Quite frightening being an expert. Some years back I took part in a few days on the enneagram, so now am quite an expert on that. How many books have a I read on it, I hear you ask… well that depends on whether you mean ‘read’ as in content, or read as in read the title on the cover. Assuming the latter – I can answer ‘3’, so I pretty much now know everything I need to know. And now that Gayle is working with Authentic Lives, I of course know so much more (core process, future self… see I have totally grasped two concepts). I am fast tracking myself on being an expert, and in the process my insights are indeed quite amazing, nay frightening. So I am sure with my credentials laid out you are ready to read on.

Fear. Fearful over the future. Unsure, so not ready to ask the question that might disturb my security. There are people like that. (And pulling on my enneagrammic background, that is not putting people into a box, it is simply helping you / me identify the box we are in.) Hold that thought.

I am increasingly seeing as I read Scripture that it does not give us all the answers, indeed within the pages there is some significant debate (not to mention some cheeky words that seem to be put in God’s mouth – how did that stuff in Deuteronomy get in about the king, when God was not too keen on the idea of a king?) Anyway makes Bible reading harder, but so much more is required. The more being essentially, ‘so what about you Martin, how do you line up and why?’

It seems then that the Christian faith is the way to go if we are ready to embark on a journey where we do not have all the answers, where inner rest in God (I would probably instinctively write ‘Jesus’ cos I am not that good as a well-balanced Trinitarian) is exactly that – a resting place – that clams anxieties, soothes stress, that gives a deep assurance that all will be well, because of that Passover / first Easter.

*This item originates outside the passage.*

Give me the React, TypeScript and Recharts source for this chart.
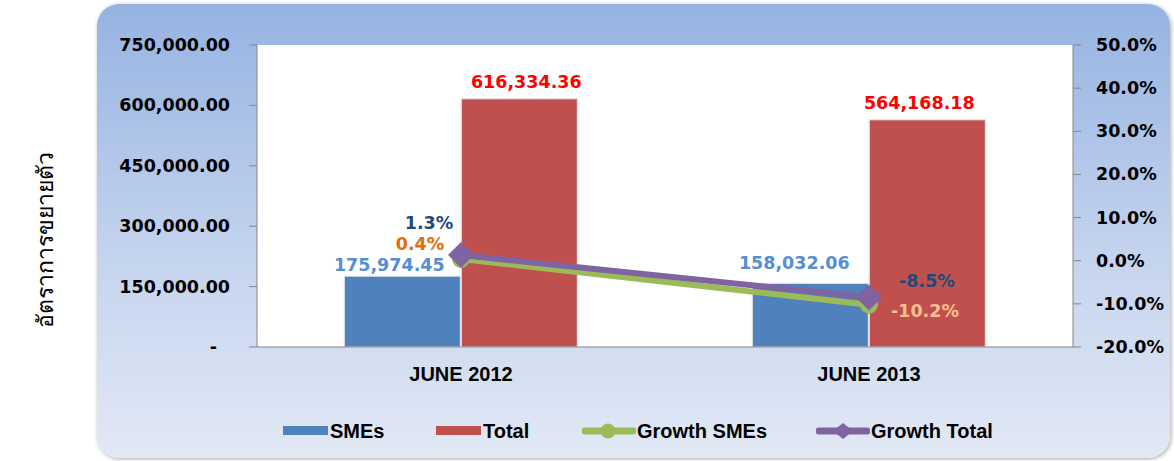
import {
  Bar,
  CartesianGrid,
  ComposedChart,
  LabelList,
  Line,
  XAxis,
  YAxis,
} from "recharts";

// Werte
const categories = ["JUNE 2012", "JUNE 2013"];
const smes = [175974.45, 158032.06];
const total = [616334.36, 564168.18];
const growthSmes = [0.4, -10.2];
const growthTotal = [1.3, -8.5];
const leftTicks = [0, 150000, 300000, 450000, 600000, 750000];
const rightTicks = [-20, -10, 0, 10, 20, 30, 40, 50];

const data = categories.map((name, i) => ({
  name,
  smes: smes[i],
  total: total[i],
  growthSmes: growthSmes[i],
  growthTotal: growthTotal[i],
}));

const COLOR_SMES = "#4F81BD";
const COLOR_TOTAL = "#C0504D";
const COLOR_G_SMES = "#9BBB59";
const COLOR_G_TOTAL = "#8064A2";
const COLOR_AXIS = "#868686";

const FONT = "'DejaVu Sans', Verdana, sans-serif";
// kein Calibri da -> Liberation Sans fett
const FONT_LABEL = "'Liberation Sans', Arial, sans-serif";

const fmtMoney = (v: number) =>
  v.toLocaleString("en-US", { minimumFractionDigits: 2, maximumFractionDigits: 2 });

function LeftTick({ x, y, payload }: any) {
  const zero = payload.value === 0;
  return (
    <text
      x={zero ? x - 13 : x}
      y={y}
      dy={6}
      textAnchor="end"
      fontFamily={FONT}
      fontWeight="bold"
      fontSize={17.5}
      fill="#000"
    >
      {zero ? "-" : fmtMoney(payload.value)}
    </text>
  );
}

function RightTick({ x, y, payload }: any) {
  return (
    <text
      x={x}
      y={y}
      dy={6}
      textAnchor="start"
      fontFamily={FONT}
      fontWeight="bold"
      fontSize={17.5}
      fill="#000"
    >
      {`${payload.value.toFixed(1)}%`}
    </text>
  );
}

function CategoryTick({ x, y, payload }: any) {
  return (
    <text
      x={x}
      y={y}
      dy={7}
      textAnchor="middle"
      fontFamily={FONT_LABEL}
      fontWeight="bold"
      fontSize={20}
      fill="#000"
    >
      {payload.value}
    </text>
  );
}

function barLabel(color: string, offsets: number[][]) {
  return (p: any) => {
    const o = offsets[p.index] || [0, 10];
    return (
      <text
        x={p.x + p.width / 2 + o[0]}
        y={p.y - o[1]}
        textAnchor="middle"
        fontFamily={FONT}
        fontWeight="bold"
        fontSize={17.5}
        fill={color}
      >
        {fmtMoney(p.value)}
      </text>
    );
  };
}

function growthLabel(offsets: number[][], colors: string[]) {
  return (p: any) => {
    const o = offsets[p.index] || [0, 0];
    return (
      <text
        x={p.x + o[0]}
        y={p.y + o[1]}
        dy={6}
        textAnchor="middle"
        fontFamily={FONT}
        fontWeight="bold"
        fontSize={17.5}
        fill={colors[p.index]}
      >
        {`${p.value.toFixed(1)}%`}
      </text>
    );
  };
}

const circleDot = (p: any) => (
  <circle key={`c-${p.index}`} cx={p.cx} cy={p.cy} r={9} fill={COLOR_G_SMES} />
);

const diamondDot = (p: any) => {
  const r = 13;
  return (
    <polygon
      key={`d-${p.index}`}
      points={`${p.cx},${p.cy - r} ${p.cx + r},${p.cy} ${p.cx},${p.cy + r} ${p.cx - r},${p.cy}`}
      fill={COLOR_G_TOTAL}
    />
  );
};

const legendItems = [
  { label: "SMEs", color: COLOR_SMES, kind: "bar", left: 283 },
  { label: "Total", color: COLOR_TOTAL, kind: "bar", left: 436 },
  { label: "Growth SMEs", color: COLOR_G_SMES, kind: "circle", left: 582 },
  { label: "Growth Total", color: COLOR_G_TOTAL, kind: "diamond", left: 816 },
];

function LegendIcon({ kind, color }: { kind: string; color: string }) {
  if (kind === "bar") {
    return (
      <svg width={46} height={16} style={{ display: "block" }}>
        <rect x={0} y={3} width={45} height={9} fill={color} />
      </svg>
    );
  }
  return (
    <svg width={54} height={18} style={{ display: "block" }}>
      <line x1={3} y1={9} x2={51} y2={9} stroke={color} strokeWidth={7} strokeLinecap="round" />
      {kind === "circle" ? (
        <circle cx={26} cy={9} r={7.5} fill={color} />
      ) : (
        <polygon points="27,1 37,9 27,17 17,9" fill={color} />
      )}
    </svg>
  );
}

export default function App() {
  return (
    <div style={{ position: "absolute", left: 0, top: 0, width: 1174, height: 461, background: "#fff" }}>
      <div
        style={{
          position: "absolute",
          left: 45,
          top: 240,
          transform: "translate(-50%, -50%) rotate(-90deg)",
          whiteSpace: "nowrap",
          fontFamily: "'Noto Sans', 'DejaVu Sans', sans-serif",
          fontSize: 23,
          color: "#000",
        }}
      >
        อัตราการขยายตัว
      </div>
      <div
        style={{
          position: "absolute",
          left: 97,
          top: 4,
          width: 1073,
          height: 454,
          borderRadius: 22,
          background: "linear-gradient(to bottom, #95B3E1, #C4D3EE 55%, #E2E9F5)",
          boxShadow: "1px 1px 4px rgba(0,0,0,0.35)",
        }}
      />
      <div style={{ position: "absolute", left: 0, top: 0 }}>
        <ComposedChart
          width={1174}
          height={461}
          data={data}
          margin={{ top: 45, right: 0, bottom: 0, left: 0 }}
          barCategoryGap="21.4%"
          barGap={1}
        >
          <CartesianGrid horizontal={false} vertical={false} fill="#fff" />
          <XAxis
            dataKey="name"
            height={114}
            axisLine={{ stroke: COLOR_AXIS }}
            tickLine={false}
            tickSize={0}
            tickMargin={27}
            tick={<CategoryTick />}
          />
          <YAxis
            width={257}
            domain={[0, 750000]}
            ticks={leftTicks}
            axisLine={{ stroke: COLOR_AXIS }}
            tickLine={{ stroke: COLOR_AXIS }}
            tickSize={8}
            tickMargin={19}
            tick={<LeftTick />}
          />
          <YAxis
            yAxisId="right"
            orientation="right"
            width={101}
            domain={[-20, 50]}
            ticks={rightTicks}
            axisLine={{ stroke: COLOR_AXIS }}
            tickLine={{ stroke: COLOR_AXIS }}
            tickSize={8}
            tickMargin={15}
            tick={<RightTick />}
          />
          <Bar dataKey="smes" fill={COLOR_SMES} stroke="#e6e6e6" strokeWidth={1} isAnimationActive={false}>
            <LabelList dataKey="smes" content={barLabel("#558ED5", [[-13, 5], [-16, 14]])} />
          </Bar>
          <Bar dataKey="total" fill={COLOR_TOTAL} stroke="#e6e6e6" strokeWidth={1} isAnimationActive={false}>
            <LabelList dataKey="total" content={barLabel("#FF0000", [[7, 11], [-8, 11]])} />
          </Bar>
          <Line
            yAxisId="right"
            dataKey="growthSmes"
            stroke={COLOR_G_SMES}
            strokeWidth={6}
            dot={circleDot}
            activeDot={false}
            isAnimationActive={false}
          >
            <LabelList
              dataKey="growthSmes"
              content={growthLabel([[-41, -15], [56, 6]], ["#E46C0A", "#FAC090"])}
            />
          </Line>
          <Line
            yAxisId="right"
            dataKey="growthTotal"
            stroke={COLOR_G_TOTAL}
            strokeWidth={6}
            dot={diamondDot}
            activeDot={false}
            isAnimationActive={false}
          >
            <LabelList
              dataKey="growthTotal"
              content={growthLabel([[-32, -32], [58, -16]], ["#1F497D", "#1F497D"])}
            />
          </Line>
        </ComposedChart>
      </div>
      {legendItems.map((it) => (
        <div
          key={it.label}
          style={{
            position: "absolute",
            left: it.left,
            top: 420,
            height: 22,
            display: "flex",
            alignItems: "center",
            gap: 1,
            fontFamily: FONT_LABEL,
            fontWeight: "bold",
            fontSize: 20,
            color: "#000",
            whiteSpace: "nowrap",
          }}
        >
          <LegendIcon kind={it.kind} color={it.color} />
          <span>{it.label}</span>
        </div>
      ))}
    </div>
  );
}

Christian faith meets fear. Now what?… Depends some on what we consider the Christian faith consists of. If it is one of certainty, and one that clearly has a world view that everything outside of my context is ‘evil’ (after all the whole world is in the hands of the evil one) we will quickly find a way to trust wherever there teachings of certainty are being propagated. We might even gravitate toward a Christian community where the leadership have a developed world view (not to mention eschatology!!!) that explains everything, assures us that our fears are indeed justified, but encourages us to stick in with them and we will come out all right – certainly in the end even if persecution is already here. That persecution is not yet putting us in prison, but is evident in the censorship of free speech, and the narrowing of acceptable opinion in the name of tolerance. It leaves me free to live, but I can see that the persecution is everywhere (except my home, phew!!!), and all the while I know where things are headed, these are the signs of the times. Welcome to the world of the Christian sect (not cult) that in the more developed end also has cult-like leaders. (Developed also can be spelt ‘charismatic’. And I write as one who is definitely at home with the label charismatic.) The Christian world being remarkably similar to the world that saw the development of the sects of the New Testament… and the early Christian faith was viewed as yet another (deviant) Jewish sect, so I am not using the word too pejoratively. (Those sects seemed to find fertile ground when Israel was more separated from the world… post-Exile, blah de blah.)

Oh yes… Back to my expertise. There are groups who are made up of a leadership who more or less are of a certain enneagrammic personality. And the people who are part of those movements are more-or-less part of another enneagrammic personality. A ‘union made in heaven’. Well not actually in heaven, and very much a union made on earth.

Fear meets Christian faith… Or, if we, with all our uncertainties, meet a Christian faith that says Jesus is our security (I should have used a Trinitarian term there, but am working on that) and will be with us beyond the end of the age (slight adjustment to Matthew’s pre-70AD rendition), what a journey we can embark on. A ‘I don’t know about…’ response to so much, but a ‘presence of God with me’.

Fear… meets certainties. Or fear meets a Person to journey with. Now what will I choose? I suspect the path I choose will determine who I embrace.